Last but not least there are alternate methods to alleviate the environmental costs by being more eco-friendly when doing the laundry, as well as criticizing the unethical behavior of sweatshops through the consumption of secondhand clothing. In American elementary schools children are taught to use the three R’s or to reduce, reuse and recycle. Drennan states “…of the eighty-five percent of clothing dumped into landfills only fifteen is collected and reused”. Thus demonstrating if more people were to buy second-hand clothing then the pollution footprint of clothing would drastically decrease. Moreover, if society second-hand shops more often even if it means buying clothes that were initially made in sweatshops, people are not directly oiling the machine that runs fast-fashion retailers since most thrift stores donate their profits to charities. Secondly taking care of clothes in a more eco-friendly way leads to an extended time in which clothes can be worn. For example, by doing full loads of laundry and hanging clothes to dry, less water is wasted and more clothes are washed. This leads to less pollution of the oceans by microscopic plastic fibers. Moreover, hanging clothes to dry helps to extend the warranty of clothes especially jeans. The matter of the fact is there are more sustainable methods of acquiring clothes without buying from fast-fashion retailers which are overall immoral and unscrupulous.
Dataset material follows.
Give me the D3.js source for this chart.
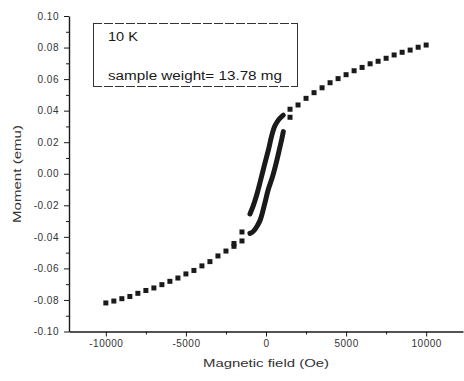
<!DOCTYPE html>
<html><head><meta charset="utf-8">
<script src="https://cdn.jsdelivr.net/npm/d3@7"></script>
<style>
html,body{margin:0;padding:0;background:#fff;}
svg{display:block;font-family:"Liberation Sans",Arial,sans-serif;}
</style></head>
<body><svg id="c" width="464" height="381"></svg>
<script>
// ---- data ----
const outerField = [-10000,-9500,-9000,-8500,-8000,-7500,-7000,-6500,-6000,-5500,-5000,-4500,-4000,-3500,-3000,-2500,-2000,-2000,-1500,-1500,
                    1500,1500,2000,2500,3000,3500,4000,4500,5000,5500,6000,6500,7000,7500,8000,8500,9000,9500,10000];
const outerMoment = [-0.0819,-0.0807,-0.0792,-0.0778,-0.0758,-0.0740,-0.0724,-0.0703,-0.0682,-0.0661,-0.0635,-0.0613,-0.0584,-0.0557,-0.0521,-0.0490,-0.0460,-0.0442,-0.0426,-0.0369,
                     0.0358,0.0409,0.0436,0.0478,0.0514,0.0545,0.0577,0.0603,0.0628,0.0653,0.0674,0.0697,0.0713,0.0732,0.0753,0.0770,0.0784,0.0802,0.0816];
const descField  = [1080, 800, 550, 350, 150, -100, -350, -600, -800, -1000];
const descMoment = [0.0372,0.0344,0.0303,0.0239,0.0151,0.0055,-0.0046,-0.0141,-0.0204,-0.0255];
const ascField   = [-1000,-800,-550,-350,-100,150,400,650,850,1000,1080];
const ascMoment  = [-0.0378,-0.0366,-0.0331,-0.0290,-0.0198,-0.0097,-0.0021,0.0074,0.0160,0.0227,0.0267];
const xTicks = [-10000,-5000,0,5000,10000];
const xTickLabels = ["-10000","-5000","0","5000","10000"];
const xMinor = [-7500,-2500,2500,7500];
const yTicks = [-0.10,-0.08,-0.06,-0.04,-0.02,0.00,0.02,0.04,0.06,0.08,0.10];
const yTickLabels = ["-0.10","-0.08","-0.06","-0.04","-0.02","0.00","0.02","0.04","0.06","0.08","0.10"];
const yMinor = [-0.09,-0.07,-0.05,-0.03,-0.01,0.01,0.03,0.05,0.07,0.09];
const legendLines = ["10 K","sample weight= 13.78 mg"];
const xTitle = "Magnetic field (Oe)";
const yTitle = "Moment (emu)";

// ---- chart ----
const svg = d3.select("#c");
const ink = "#1a1a1a";
const x = d3.scaleLinear().domain([-12300,12300]).range([69,463]);
const y = d3.scaleLinear().domain([-0.10,0.10]).range([331.5,16]);

svg.append("g").attr("transform","translate(0,"+y(-0.10)+")")
  .call(d3.axisBottom(x).tickValues(xTicks).tickFormat((d,i)=>xTickLabels[i]).tickSize(5).tickSizeOuter(0).tickPadding(3));
svg.append("g").attr("transform","translate(0,"+y(-0.10)+")")
  .call(d3.axisBottom(x).tickValues(xMinor).tickFormat("").tickSize(3).tickSizeOuter(0))
  .select(".domain").remove();
svg.append("g").attr("transform","translate("+x(-12300)+",0)")
  .call(d3.axisLeft(y).tickValues(yTicks).tickFormat((d,i)=>yTickLabels[i]).tickSize(5).tickSizeOuter(0).tickPadding(5));
svg.append("g").attr("transform","translate("+x(-12300)+",0)")
  .call(d3.axisLeft(y).tickValues(yMinor).tickFormat("").tickSize(3).tickSizeOuter(0))
  .select(".domain").remove();
svg.selectAll(".domain").attr("stroke",ink).attr("stroke-width",1.4);
svg.selectAll(".tick line").attr("stroke",ink).attr("stroke-width",1);
svg.selectAll(".tick text").attr("fill","#333").style("font-size","10px").style("letter-spacing","0.5px");

// outer squares
const sq = 5;
svg.append("g").selectAll("rect").data(outerField.map((f,i)=>[f,outerMoment[i]]))
  .join("rect")
  .attr("x",d=>x(d[0])-sq/2).attr("y",d=>y(d[1])-sq/2)
  .attr("width",sq).attr("height",sq).attr("fill",ink);

// loop branches (dense points drawn as thick traces)
const line = d3.line().x(d=>x(d[0])).y(d=>y(d[1])).curve(d3.curveCatmullRom);
[[descField,descMoment],[ascField,ascMoment]].forEach(([f,m])=>{
  svg.append("path").datum(f.map((v,i)=>[v,m[i]]))
    .attr("d",line).attr("fill","none").attr("stroke",ink)
    .attr("stroke-width",5).attr("stroke-linecap","round").attr("stroke-linejoin","round");
});

// legend box
const lg = svg.append("g");
lg.append("line").attr("x1",93).attr("x2",298).attr("y1",23.5).attr("y2",23.5).attr("stroke","#333").attr("stroke-dasharray","9,2");
lg.append("line").attr("x1",93).attr("x2",298).attr("y1",86.5).attr("y2",86.5).attr("stroke","#333").attr("stroke-dasharray","9,2");
lg.append("line").attr("x1",93.5).attr("x2",93.5).attr("y1",23).attr("y2",87).attr("stroke","#333");
lg.append("line").attr("x1",297.5).attr("x2",297.5).attr("y1",23).attr("y2",87).attr("stroke","#333");
lg.append("text").attr("x",108).attr("y",41).text(legendLines[0])
  .attr("fill",ink).style("font-size","12px").attr("textLength",30).attr("lengthAdjust","spacingAndGlyphs");
lg.append("text").attr("x",108).attr("y",80).text(legendLines[1])
  .attr("fill",ink).style("font-size","12px").attr("textLength",174).attr("lengthAdjust","spacingAndGlyphs");

// axis titles
svg.append("text").attr("x",266).attr("y",367).attr("text-anchor","middle").text(xTitle)
  .attr("fill","#333").style("font-size","11.5px").attr("textLength",126).attr("lengthAdjust","spacingAndGlyphs");
svg.append("text").attr("transform","translate(21,174) rotate(-90)").attr("text-anchor","middle").text(yTitle)
  .attr("fill","#333").style("font-size","11.5px").attr("textLength",98).attr("lengthAdjust","spacingAndGlyphs");
</script></body></html>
Affordable and trendy clothes are at the tip of society’s fingers. Computers allow people to shop online at fashion brands like H&M, yet these tycoons are often the cause of millions of people exploited in sweatshops. Although it may be argued fast fashion is a necessity to raise developing countries out of poverty ultimately it is unethical and society should regard it with contempt through the use of other more sustainable alternatives in particular by doing laundry in an ecofriendly way and by shopping at second-hand stores.